(What you need to do): Transcribe every line from the top down to the line with "var yTicks = [0, 1, 2, 3, 4, 5, 6];", both ends included, but not the pictures.
* BEGIN *
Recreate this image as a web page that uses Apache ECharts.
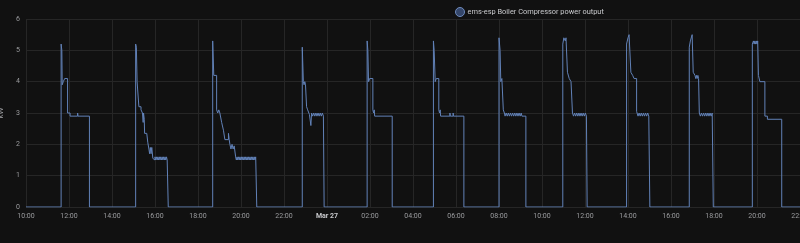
<!DOCTYPE html>
<html>
<head>
<meta charset="utf-8">
<script src="https://cdn.jsdelivr.net/npm/echarts@6/dist/echarts.min.js"></script>
<style>
html,body{margin:0;padding:0;background:#111111;}
#c{width:800px;height:243px;}
</style>
</head>
<body>
<div id="c"></div>
<script>
// Series name
var seriesName = 'ems-esp Boiler Compressor power output';
// Axis range / ticks
var xStart = '26 10:00';
var xEnd = '27 22:00';
var yTicks = [0, 1, 2, 3, 4, 5, 6];

// Data: [day hh:mm, kW], step-after changes
var idle0 = [['26 10:00', 0]];
var cycle1 = [['26 11:38',5.2],['26 11:40',5.0],['26 11:41',3.9],['26 11:44',4.0],['26 11:48',4.1],['26 11:56',3.0],['26 12:03',2.9],['26 12:24',3.0],['26 12:25',2.9],['26 12:57',0]];
var cycle2 = [['26 15:06',5.2],['26 15:08',5.1],['26 15:10',4.0],['26 15:15',3.2],['26 15:21',3.1],['26 15:25',3.0],['26 15:27',2.7],['26 15:28',3.0],['26 15:30',2.8],['26 15:31',2.35],['26 15:37',2.3],['26 15:40',2.05],['26 15:43',1.85],['26 15:45',1.7],['26 15:47',1.9],['26 15:49',1.7],['26 15:51',1.9],['26 15:54',1.55],['26 15:56',1.6],['26 15:58',1.5],['26 16:00',1.6],['26 16:02',1.5],['26 16:04',1.6],['26 16:06',1.5],['26 16:08',1.6],['26 16:10',1.5],['26 16:12',1.6],['26 16:14',1.5],['26 16:16',1.6],['26 16:18',1.5],['26 16:20',1.6],['26 16:22',1.5],['26 16:24',1.6],['26 16:26',1.5],['26 16:28',1.6],['26 16:30',1.5],['26 16:32',1.6],['26 16:34',1.5],['26 16:37',0]];
var cycle3 = [['26 18:41',5.3],['26 18:44',4.2],['26 18:52',3.1],['26 18:55',3.0],['26 18:58',3.1],['26 19:01',3.0],['26 19:06',2.7],['26 19:11',2.45],['26 19:15',2.15],['26 19:25',2.35],['26 19:27',2.15],['26 19:29',2.0],['26 19:32',1.85],['26 19:35',2.0],['26 19:38',1.85],['26 19:41',1.95],['26 19:45',1.6],['26 19:47',1.5],['26 19:49',1.6],['26 19:51',1.5],['26 19:53',1.6],['26 19:55',1.5],['26 19:57',1.6],['26 19:59',1.5],['26 20:01',1.6],['26 20:03',1.5],['26 20:05',1.6],['26 20:07',1.5],['26 20:09',1.6],['26 20:11',1.5],['26 20:13',1.6],['26 20:15',1.5],['26 20:17',1.6],['26 20:19',1.5],['26 20:21',1.6],['26 20:23',1.5],['26 20:25',1.6],['26 20:27',1.5],['26 20:29',1.6],['26 20:31',1.5],['26 20:33',1.6],['26 20:35',1.5],['26 20:37',1.6],['26 20:39',1.5],['26 20:41',1.6],['26 20:44',0]];
var cycle4 = [['26 22:51',5.1],['26 22:54',4.0],['26 22:56',3.9],['26 22:58',4.0],['26 23:00',3.9],['26 23:03',3.2],['26 23:06',3.1],['26 23:11',2.95],['26 23:15',2.6],['26 23:17',3.0],['26 23:20',2.9],['26 23:23',3.0],['26 23:26',2.9],['26 23:29',3.0],['26 23:32',2.9],['26 23:35',3.0],['26 23:38',2.9],['26 23:41',3.0],['26 23:44',2.9],['26 23:47',3.0],['26 23:50',2.9],['26 23:52',0]];
var cycle5 = [['27 01:52',5.3],['27 01:54',5.0],['27 01:56',4.0],['27 01:59',4.1],['27 02:08',3.1],['27 02:10',3.0],['27 02:12',3.1],['27 02:13',2.9],['27 03:02',0]];
var cycle6 = [['27 04:57',5.3],['27 04:59',5.0],['27 05:02',4.0],['27 05:05',4.1],['27 05:12',3.1],['27 05:14',3.0],['27 05:16',3.1],['27 05:17',2.9],['27 05:43',3.0],['27 05:44',2.9],['27 05:52',3.0],['27 05:53',2.9],['27 06:22',0]];
var cycle7 = [['27 08:00',5.4],['27 08:03',5.0],['27 08:05',4.0],['27 08:08',4.1],['27 08:12',3.1],['27 08:15',3.0],['27 08:17',2.9],['27 08:20',3.0],['27 08:23',2.9],['27 08:26',3.0],['27 08:29',2.9],['27 08:32',3.0],['27 08:35',2.9],['27 08:38',3.0],['27 08:41',2.9],['27 08:44',3.0],['27 08:47',2.9],['27 08:50',3.0],['27 08:53',2.9],['27 08:56',3.0],['27 08:59',2.9],['27 09:02',3.0],['27 09:04',2.9],['27 09:15',0]];
var cycle8 = [['27 10:58',5.2],['27 11:01',5.4],['27 11:05',5.3],['27 11:07',5.4],['27 11:11',4.3],['27 11:16',4.1],['27 11:21',4.0],['27 11:25',3.0],['27 11:28',2.9],['27 11:31',3.0],['27 11:34',2.9],['27 11:37',3.0],['27 11:40',2.9],['27 11:43',3.0],['27 11:46',2.9],['27 11:49',3.0],['27 11:52',2.9],['27 11:55',3.0],['27 11:58',2.9],['27 12:01',3.0],['27 12:04',2.9],['27 12:06',0]];
var cycle9 = [['27 13:56',5.2],['27 14:00',5.4],['27 14:03',5.5],['27 14:08',4.3],['27 14:13',4.2],['27 14:17',4.1],['27 14:24',3.05],['27 14:28',2.9],['27 14:31',3.0],['27 14:34',2.9],['27 14:37',3.0],['27 14:40',2.9],['27 14:43',3.0],['27 14:46',2.9],['27 14:49',3.0],['27 14:52',2.9],['27 14:55',3.0],['27 14:58',2.9],['27 15:01',0]];
var cycle10 = [['27 16:51',5.1],['27 16:54',5.3],['27 16:59',5.5],['27 17:02',4.3],['27 17:07',4.2],['27 17:09',4.1],['27 17:11',4.2],['27 17:13',4.1],['27 17:15',4.2],['27 17:17',4.1],['27 17:19',3.0],['27 17:22',2.9],['27 17:25',3.0],['27 17:28',2.9],['27 17:31',3.0],['27 17:34',2.9],['27 17:37',3.0],['27 17:40',2.9],['27 17:43',3.0],['27 17:46',2.9],['27 17:49',3.0],['27 17:52',2.9],['27 17:55',3.0],['27 17:58',0]];
var cycle11 = [['27 19:47',5.2],['27 19:50',5.3],['27 19:52',5.2],['27 19:54',5.3],['27 19:56',5.2],['27 19:58',5.3],['27 20:00',5.2],['27 20:02',5.3],['27 20:04',4.2],['27 20:08',4.0],['27 20:22',2.9],['27 20:29',2.8],['27 21:09',0]];
var idleEnd = [['27 22:00', 0]];

// minutes since Mar 26 00:00
function toMin(s) {
  var d = parseInt(s.slice(0, 2), 10);
  var h = parseInt(s.slice(3, 5), 10);
  var m = parseInt(s.slice(6, 8), 10);
  return (d - 26) * 1440 + h * 60 + m;
}
function pad(n) { return (n < 10 ? '0' : '') + n; }

var raw = [].concat(idle0, cycle1, cycle2, cycle3, cycle4, cycle5, cycle6, cycle7, cycle8, cycle9, cycle10, cycle11, idleEnd);
var seriesData = raw.map(function (p) { return [toMin(p[0]), p[1]]; });

var chart = echarts.init(document.getElementById('c'), null, { renderer: 'canvas' });
var labelColor = '#9b9c9f';
chart.setOption({
  backgroundColor: '#111111',
  animation: false,
  textStyle: { fontFamily: 'Roboto, "Liberation Sans", sans-serif' },
  legend: {
    left: 450,
    top: 2,
    icon: 'circle',
    itemWidth: 9,
    itemHeight: 9,
    textStyle: { color: '#c8c9cc', fontSize: 7.4, padding: [0, 0, 0, -2] },
    data: [{ name: seriesName, itemStyle: { color: '#34466a', borderColor: '#6f8bbd', borderWidth: 1 } }]
  },
  grid: { left: 26, right: 0, top: 19, bottom: 36, containLabel: false, outerBoundsMode: 'none' },
  xAxis: {
    type: 'value',
    min: toMin(xStart),
    max: toMin(xEnd),
    interval: 120,
    axisLine: { show: false },
    axisTick: { show: false },
    splitLine: { show: true, lineStyle: { color: '#262626', width: 1 } },
    axisLabel: {
      color: labelColor,
      fontSize: 7,
      margin: 6,
      showMaxLabel: true,
      showMinLabel: true,
      hideOverlap: false,
      formatter: function (v) {
        var tot = Math.round(v);
        var day = 26 + Math.floor(tot / 1440);
        var rem = tot % 1440;
        var hh = Math.floor(rem / 60), mm = rem % 60;
        if (hh === 0 && mm === 0) return '{b|Mar ' + day + '}';
        return pad(hh) + ':' + pad(mm);
      },
      rich: { b: { fontWeight: 'bold', color: '#c8c9cc', fontSize: 7 } }
    }
  },
  yAxis: {
    type: 'value',
    min: yTicks[0],
    max: yTicks[yTicks.length - 1],
    interval: 1,
    name: 'kW',
    nameLocation: 'middle',
    nameGap: 15,
    nameRotate: 90,
    nameTextStyle: { color: labelColor, fontSize: 8 },
    axisLine: { show: false },
    axisTick: { show: false },
    splitLine: { show: true, lineStyle: { color: '#262626', width: 1 } },
    axisLabel: { color: labelColor, fontSize: 7, margin: 6 }
  },
  series: [{
    name: seriesName,
    type: 'line',
    step: 'end',
    showSymbol: false,
    symbol: 'none',
    data: seriesData,
    lineStyle: { color: '#6282b8', width: 1 },
    itemStyle: { color: '#6282b8' }
  }]
});
</script>
</body>
</html>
* END *
(Task answer):
Recreate this image as a web page that uses Apache ECharts.
<!DOCTYPE html>
<html>
<head>
<meta charset="utf-8">
<script src="https://cdn.jsdelivr.net/npm/echarts@6/dist/echarts.min.js"></script>
<style>
html,body{margin:0;padding:0;background:#111111;}
#c{width:800px;height:243px;}
</style>
</head>
<body>
<div id="c"></div>
<script>
// Series name
var seriesName = 'ems-esp Boiler Compressor power output';
// Axis range / ticks
var xStart = '26 10:00';
var xEnd = '27 22:00';
var yTicks = [0, 1, 2, 3, 4, 5, 6];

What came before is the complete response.